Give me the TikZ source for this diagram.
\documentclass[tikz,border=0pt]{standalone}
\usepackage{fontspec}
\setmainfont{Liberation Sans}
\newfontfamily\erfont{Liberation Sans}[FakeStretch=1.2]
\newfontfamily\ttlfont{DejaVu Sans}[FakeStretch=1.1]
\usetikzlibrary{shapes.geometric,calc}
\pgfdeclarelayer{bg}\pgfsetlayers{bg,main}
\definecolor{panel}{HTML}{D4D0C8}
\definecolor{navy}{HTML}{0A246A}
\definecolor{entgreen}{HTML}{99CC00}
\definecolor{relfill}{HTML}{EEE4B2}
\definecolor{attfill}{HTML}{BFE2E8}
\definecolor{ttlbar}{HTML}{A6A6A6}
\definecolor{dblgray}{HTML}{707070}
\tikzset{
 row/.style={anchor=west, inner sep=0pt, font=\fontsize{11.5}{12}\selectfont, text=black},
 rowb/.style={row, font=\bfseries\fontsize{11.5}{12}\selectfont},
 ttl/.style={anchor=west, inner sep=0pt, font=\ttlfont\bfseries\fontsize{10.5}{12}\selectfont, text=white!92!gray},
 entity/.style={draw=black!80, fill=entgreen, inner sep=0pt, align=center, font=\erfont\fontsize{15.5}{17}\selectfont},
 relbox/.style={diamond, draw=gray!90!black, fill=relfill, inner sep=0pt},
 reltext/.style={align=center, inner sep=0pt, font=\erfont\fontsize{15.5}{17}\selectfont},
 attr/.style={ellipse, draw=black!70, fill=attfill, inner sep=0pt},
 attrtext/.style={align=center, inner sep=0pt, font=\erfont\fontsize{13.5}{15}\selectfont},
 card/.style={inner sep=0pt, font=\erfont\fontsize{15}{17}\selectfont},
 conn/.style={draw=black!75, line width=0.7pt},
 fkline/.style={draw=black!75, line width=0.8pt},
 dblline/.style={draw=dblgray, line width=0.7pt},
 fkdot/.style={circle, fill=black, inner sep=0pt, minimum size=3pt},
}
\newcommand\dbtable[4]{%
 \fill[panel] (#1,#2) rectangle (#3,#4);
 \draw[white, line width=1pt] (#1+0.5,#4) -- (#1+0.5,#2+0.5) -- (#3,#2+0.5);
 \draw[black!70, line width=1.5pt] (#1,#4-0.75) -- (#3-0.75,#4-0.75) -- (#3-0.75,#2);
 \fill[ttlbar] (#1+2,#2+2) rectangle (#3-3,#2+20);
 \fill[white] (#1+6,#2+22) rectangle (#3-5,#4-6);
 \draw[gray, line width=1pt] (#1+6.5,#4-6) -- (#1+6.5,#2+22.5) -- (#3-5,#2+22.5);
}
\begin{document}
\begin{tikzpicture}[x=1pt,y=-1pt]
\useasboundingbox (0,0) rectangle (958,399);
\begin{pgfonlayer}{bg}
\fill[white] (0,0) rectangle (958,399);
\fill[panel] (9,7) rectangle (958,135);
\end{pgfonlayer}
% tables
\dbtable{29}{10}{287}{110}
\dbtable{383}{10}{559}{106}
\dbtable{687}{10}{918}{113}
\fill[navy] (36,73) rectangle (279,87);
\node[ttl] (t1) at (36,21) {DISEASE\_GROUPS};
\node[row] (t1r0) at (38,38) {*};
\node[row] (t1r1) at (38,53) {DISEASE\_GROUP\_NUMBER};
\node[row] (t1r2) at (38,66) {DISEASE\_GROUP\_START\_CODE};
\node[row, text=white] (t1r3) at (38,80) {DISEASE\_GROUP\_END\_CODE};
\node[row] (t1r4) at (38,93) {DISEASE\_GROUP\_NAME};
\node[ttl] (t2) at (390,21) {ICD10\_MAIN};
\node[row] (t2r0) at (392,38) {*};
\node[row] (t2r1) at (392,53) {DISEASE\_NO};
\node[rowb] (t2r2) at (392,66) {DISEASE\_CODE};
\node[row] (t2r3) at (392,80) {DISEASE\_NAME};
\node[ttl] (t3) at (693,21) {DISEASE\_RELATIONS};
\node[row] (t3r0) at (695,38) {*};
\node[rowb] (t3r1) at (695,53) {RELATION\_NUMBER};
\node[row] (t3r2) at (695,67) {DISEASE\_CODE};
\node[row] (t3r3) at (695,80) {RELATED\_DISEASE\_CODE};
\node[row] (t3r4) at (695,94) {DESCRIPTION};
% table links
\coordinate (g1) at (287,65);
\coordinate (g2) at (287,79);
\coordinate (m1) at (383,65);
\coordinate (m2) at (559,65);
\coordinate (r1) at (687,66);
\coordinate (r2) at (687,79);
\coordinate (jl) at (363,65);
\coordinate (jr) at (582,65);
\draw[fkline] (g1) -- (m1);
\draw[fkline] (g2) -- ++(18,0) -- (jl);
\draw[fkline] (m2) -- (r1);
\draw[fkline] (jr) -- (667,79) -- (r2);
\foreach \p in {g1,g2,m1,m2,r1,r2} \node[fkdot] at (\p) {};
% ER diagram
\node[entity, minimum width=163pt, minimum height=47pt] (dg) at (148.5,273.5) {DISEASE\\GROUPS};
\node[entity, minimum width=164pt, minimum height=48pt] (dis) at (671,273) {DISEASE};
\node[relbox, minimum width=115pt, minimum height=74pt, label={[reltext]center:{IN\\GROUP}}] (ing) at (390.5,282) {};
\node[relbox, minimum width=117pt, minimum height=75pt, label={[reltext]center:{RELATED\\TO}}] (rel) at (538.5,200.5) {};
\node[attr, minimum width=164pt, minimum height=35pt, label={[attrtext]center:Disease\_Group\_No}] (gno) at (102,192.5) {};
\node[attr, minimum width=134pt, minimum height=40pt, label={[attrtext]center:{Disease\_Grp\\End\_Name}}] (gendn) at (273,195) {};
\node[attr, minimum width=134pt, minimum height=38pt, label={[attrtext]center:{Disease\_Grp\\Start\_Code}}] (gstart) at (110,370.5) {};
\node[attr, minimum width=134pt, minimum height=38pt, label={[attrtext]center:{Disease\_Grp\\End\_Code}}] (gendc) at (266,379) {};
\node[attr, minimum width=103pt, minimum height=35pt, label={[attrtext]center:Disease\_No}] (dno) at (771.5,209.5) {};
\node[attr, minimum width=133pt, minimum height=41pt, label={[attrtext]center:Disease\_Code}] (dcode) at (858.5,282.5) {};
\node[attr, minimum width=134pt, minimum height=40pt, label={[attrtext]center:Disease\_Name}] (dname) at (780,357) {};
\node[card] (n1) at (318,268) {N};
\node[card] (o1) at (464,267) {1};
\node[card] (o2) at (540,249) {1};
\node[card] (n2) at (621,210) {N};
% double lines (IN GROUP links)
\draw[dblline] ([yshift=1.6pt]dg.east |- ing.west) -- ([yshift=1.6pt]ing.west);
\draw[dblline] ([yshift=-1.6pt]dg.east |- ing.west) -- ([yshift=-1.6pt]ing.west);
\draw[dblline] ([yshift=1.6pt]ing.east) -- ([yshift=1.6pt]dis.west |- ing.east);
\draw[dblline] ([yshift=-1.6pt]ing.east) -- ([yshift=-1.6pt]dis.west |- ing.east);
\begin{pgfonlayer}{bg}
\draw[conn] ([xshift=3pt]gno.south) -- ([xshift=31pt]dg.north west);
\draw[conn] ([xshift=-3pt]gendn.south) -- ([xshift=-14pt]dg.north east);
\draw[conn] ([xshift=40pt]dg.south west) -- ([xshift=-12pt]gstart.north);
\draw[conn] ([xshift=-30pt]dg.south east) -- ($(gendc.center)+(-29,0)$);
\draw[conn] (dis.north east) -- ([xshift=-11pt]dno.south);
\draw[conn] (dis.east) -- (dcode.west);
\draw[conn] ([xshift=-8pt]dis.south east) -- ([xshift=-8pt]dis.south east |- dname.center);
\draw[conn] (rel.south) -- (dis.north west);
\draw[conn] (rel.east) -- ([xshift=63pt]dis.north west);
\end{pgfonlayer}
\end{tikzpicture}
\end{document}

★ ★ ★ ★

What is needed: Search the listing above for the string "diagram". Copy every line that contains it.

Solution for this problem:
Give me the TikZ source for this diagram.
% ER diagram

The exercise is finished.